- Born: 12 July 1924 Bushey, London, England
- Died: 13 June 2002 (aged 77)
- Education: King's College London GKT School of Medical Education
- Known for: research into neural tube defects
- Awards: Harding award 1985, James Spence Medal 1992, Dawson Williams Memorial Prize 1998
- Scientific career
- Fields: Pediatrics
- Workplaces: University of Leeds, Guy's Hospital, University of Liverpool

= Richard Smithells =

British paediatrician (1924–2002)

Richard Worthington Smithells (12 July 1924 – 13 June 2002) was a British paediatrician and Emeritus professor of paediatrics at the University of Leeds. Smithells was most notable for research into neural tube defects, congenital abnormality registers, genetic counselling, and rubella in pregnancy and for later suggesting direct examination of the foetus by photography using ultrasonography.

==Life==
Smithells great uncle and grandfather had been professors of chemistry at the University of Leeds and his father was a Leeds graduate, so Smithells family always had a strong connection to the university. Smithells took his early education at Rugby School and later studied medicine at St. Thomas' Hospital Medical School. This was followed by 2 years of national service with the Royal Army Medical Corps in Germany in 1949–1951.
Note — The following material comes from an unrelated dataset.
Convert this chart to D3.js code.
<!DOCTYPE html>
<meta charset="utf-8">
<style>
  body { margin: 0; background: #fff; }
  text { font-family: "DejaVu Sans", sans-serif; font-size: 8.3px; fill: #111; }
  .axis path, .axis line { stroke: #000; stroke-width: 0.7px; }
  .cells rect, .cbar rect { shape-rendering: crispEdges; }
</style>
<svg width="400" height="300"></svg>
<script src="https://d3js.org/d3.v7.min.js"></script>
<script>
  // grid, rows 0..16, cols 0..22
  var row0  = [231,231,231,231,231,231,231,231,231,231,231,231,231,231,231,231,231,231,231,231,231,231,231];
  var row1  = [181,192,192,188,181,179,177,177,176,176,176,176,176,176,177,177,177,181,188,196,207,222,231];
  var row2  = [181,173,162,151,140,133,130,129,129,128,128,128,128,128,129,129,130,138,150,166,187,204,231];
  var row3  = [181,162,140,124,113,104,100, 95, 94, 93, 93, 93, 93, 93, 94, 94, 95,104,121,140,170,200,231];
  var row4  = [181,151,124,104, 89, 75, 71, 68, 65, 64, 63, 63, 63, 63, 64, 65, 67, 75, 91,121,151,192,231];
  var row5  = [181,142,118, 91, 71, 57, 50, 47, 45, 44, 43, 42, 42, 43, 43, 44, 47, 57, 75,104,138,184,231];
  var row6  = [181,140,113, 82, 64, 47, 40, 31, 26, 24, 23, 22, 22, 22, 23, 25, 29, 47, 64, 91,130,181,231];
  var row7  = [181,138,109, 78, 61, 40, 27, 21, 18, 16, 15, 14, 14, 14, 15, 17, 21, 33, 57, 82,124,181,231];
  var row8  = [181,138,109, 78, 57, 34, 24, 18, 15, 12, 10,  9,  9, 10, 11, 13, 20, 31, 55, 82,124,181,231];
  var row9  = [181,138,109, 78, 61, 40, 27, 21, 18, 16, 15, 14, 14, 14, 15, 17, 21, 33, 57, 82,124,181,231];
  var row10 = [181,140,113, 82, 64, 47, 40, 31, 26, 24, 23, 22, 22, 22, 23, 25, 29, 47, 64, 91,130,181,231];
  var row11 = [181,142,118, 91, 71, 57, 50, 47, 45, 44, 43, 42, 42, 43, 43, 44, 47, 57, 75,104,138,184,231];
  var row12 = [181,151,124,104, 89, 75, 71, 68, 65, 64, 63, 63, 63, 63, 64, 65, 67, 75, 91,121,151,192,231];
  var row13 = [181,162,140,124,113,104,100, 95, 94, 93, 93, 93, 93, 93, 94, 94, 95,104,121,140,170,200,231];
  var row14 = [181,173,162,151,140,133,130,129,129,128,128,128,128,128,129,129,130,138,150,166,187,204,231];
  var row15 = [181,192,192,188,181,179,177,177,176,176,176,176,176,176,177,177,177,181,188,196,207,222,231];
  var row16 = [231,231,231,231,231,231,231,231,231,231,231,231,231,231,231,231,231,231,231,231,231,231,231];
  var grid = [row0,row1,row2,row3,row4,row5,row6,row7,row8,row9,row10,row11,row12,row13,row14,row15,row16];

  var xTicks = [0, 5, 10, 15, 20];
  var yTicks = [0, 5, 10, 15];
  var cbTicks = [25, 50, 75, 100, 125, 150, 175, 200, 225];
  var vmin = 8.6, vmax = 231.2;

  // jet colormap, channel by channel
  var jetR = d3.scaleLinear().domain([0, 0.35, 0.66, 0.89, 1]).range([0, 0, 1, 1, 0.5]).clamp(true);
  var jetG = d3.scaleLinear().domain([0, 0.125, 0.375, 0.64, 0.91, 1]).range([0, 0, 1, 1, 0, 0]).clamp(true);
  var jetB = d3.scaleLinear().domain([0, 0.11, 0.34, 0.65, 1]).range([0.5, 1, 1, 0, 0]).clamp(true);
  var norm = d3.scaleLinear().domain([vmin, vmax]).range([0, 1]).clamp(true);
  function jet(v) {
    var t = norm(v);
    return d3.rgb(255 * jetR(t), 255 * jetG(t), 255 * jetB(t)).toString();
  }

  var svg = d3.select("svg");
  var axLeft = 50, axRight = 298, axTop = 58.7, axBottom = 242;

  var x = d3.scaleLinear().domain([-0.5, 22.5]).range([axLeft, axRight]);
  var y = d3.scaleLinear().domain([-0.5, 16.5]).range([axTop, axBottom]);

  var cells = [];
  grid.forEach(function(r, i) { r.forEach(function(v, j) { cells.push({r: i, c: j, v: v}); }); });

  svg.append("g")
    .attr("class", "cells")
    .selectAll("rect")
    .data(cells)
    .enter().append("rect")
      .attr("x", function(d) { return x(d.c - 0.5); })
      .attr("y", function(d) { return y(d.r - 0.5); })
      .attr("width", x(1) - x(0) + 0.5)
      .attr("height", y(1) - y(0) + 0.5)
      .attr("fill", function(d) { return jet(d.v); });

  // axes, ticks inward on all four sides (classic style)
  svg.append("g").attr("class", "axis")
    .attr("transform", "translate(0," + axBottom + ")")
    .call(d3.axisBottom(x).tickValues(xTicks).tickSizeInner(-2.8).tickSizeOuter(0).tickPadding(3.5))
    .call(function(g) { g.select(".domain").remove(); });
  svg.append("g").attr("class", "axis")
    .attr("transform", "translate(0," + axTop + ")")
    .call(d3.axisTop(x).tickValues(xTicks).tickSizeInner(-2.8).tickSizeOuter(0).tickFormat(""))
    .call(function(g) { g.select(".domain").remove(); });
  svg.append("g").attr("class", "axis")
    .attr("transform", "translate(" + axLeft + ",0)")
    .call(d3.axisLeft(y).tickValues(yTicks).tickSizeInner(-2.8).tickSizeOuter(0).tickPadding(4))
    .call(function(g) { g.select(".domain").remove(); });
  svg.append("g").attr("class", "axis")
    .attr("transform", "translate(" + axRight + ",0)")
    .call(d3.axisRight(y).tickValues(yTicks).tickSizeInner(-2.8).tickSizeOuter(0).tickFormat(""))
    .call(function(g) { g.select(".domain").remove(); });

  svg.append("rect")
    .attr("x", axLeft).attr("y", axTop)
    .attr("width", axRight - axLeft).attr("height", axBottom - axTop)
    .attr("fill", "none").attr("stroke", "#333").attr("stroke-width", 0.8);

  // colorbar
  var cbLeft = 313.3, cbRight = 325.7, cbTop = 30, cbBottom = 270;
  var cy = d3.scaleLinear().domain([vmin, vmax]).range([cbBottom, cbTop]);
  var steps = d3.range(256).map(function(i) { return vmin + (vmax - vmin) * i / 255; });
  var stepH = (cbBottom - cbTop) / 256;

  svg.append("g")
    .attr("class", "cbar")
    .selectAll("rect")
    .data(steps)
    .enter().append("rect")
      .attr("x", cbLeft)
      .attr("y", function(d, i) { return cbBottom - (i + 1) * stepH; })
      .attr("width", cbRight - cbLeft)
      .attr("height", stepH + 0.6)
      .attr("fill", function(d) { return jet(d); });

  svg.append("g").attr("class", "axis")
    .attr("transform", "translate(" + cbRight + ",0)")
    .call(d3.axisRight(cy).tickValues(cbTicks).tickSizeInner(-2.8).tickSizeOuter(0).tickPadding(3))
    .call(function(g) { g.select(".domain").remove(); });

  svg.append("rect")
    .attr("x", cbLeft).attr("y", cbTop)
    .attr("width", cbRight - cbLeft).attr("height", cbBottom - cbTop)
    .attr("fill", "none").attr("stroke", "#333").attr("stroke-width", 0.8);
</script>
In 1948 he married Joy Muriel Foster née Beaver, who died 4 February 2010. They had five children and eleven grand-children.

Smithells died on 13 June 2002 from prostate cancer.

==Career==
After two years as a senior registrar at Guy's Hospital, in 1959, Smithells became a lecturer at the University of Liverpool and became consultant paediatrician and medical superintendent for Alder Hey Children's Hospital in 1964. In 1968 he took up the chair of Paediatrics and Child Health at Leeds University, and worked in all the hospitals in Leeds. By 1962, Smithells had established congenital abnormality register and genetic counselling service at the University of Liverpool.

Smithells retired from the chair of Paediatrics and Child Health in 1988. After his retirement, he continued to work. From 1989 to 1997 Smithells was appointed a medical consultant in vaccine damage tribunals that were established in 1979 to provide payments to children seen to be damaged by a vaccine. Further appointments included a position as a consultant on the European Registration of Congenital Abnormalities and Twins registry. From 1994 to 1996 he also employed as part-time Director of the International Centre for Birth Defects in Rome, Italy.

==Contributions==
Dick Smithells work during his long career was the prevention of disease in children. Early in his career, Smithells recognized the effects of poor nutrition in pregnant women and how it led to birth defects with studies taking many years. Indeed his most notable research in his career, was the establishing link between folic acid deficiency and neural tube defects. It wasn't until 1991 that the Medical Research Council ratified his decision by recommending that pregnant women's diets should contain sufficient folic acid.

Many of Smithells early papers were about the effects of Thalidomide on the foetus, and he developed a special unit to support children damaged by thalidomide, and was later heavily involved in securing compensation for children disabled by the
thalidomide drug, and taking a position in the Thalidomide Trust to facilitate that role.

==Bibliography==
These are Smithells most important papers:

- Smithells, R W (1976). "Vitamin dificiencies and neural tube defects."
- Smithells, R. W. (1962). "The Liverpool Congenital Abnormalities Registry"
- Smithells, R. W. (1962). "Rubella in Pregnancy"

Smithells wrote the following books that described diagnostic methods before the rise of ultrasound scans.

- The Early Diagnosis of Congenital Abnormalities., R W Smithells. Cassell: London, 1963.
- Why are babies born deformed? R W Smithells. University of Exeter, 1983.
- Clinical examination of children., S R Meadow; R W Smithells. Blackwell Scientific Publications, 1991

==Awards and honours==
In 1985, Smithells was awarded the Harding award in 1985 from Action Research for the Crippled Child In 1992, Smithells was awarded the prestigious James Spence Gold Medal in 1992, by the Royal College of Paediatrics and Child Health. The Rank Prize for Nutrition followed and was awarded jointly in 1995. In 1998 he won the Dawson Williams Memorial Prize of the British Medical Association. During 2000, Smithells won the International Research Award of the Joseph P Kennedy Foundation for research into the role of folic acid in preventing neural tube defects.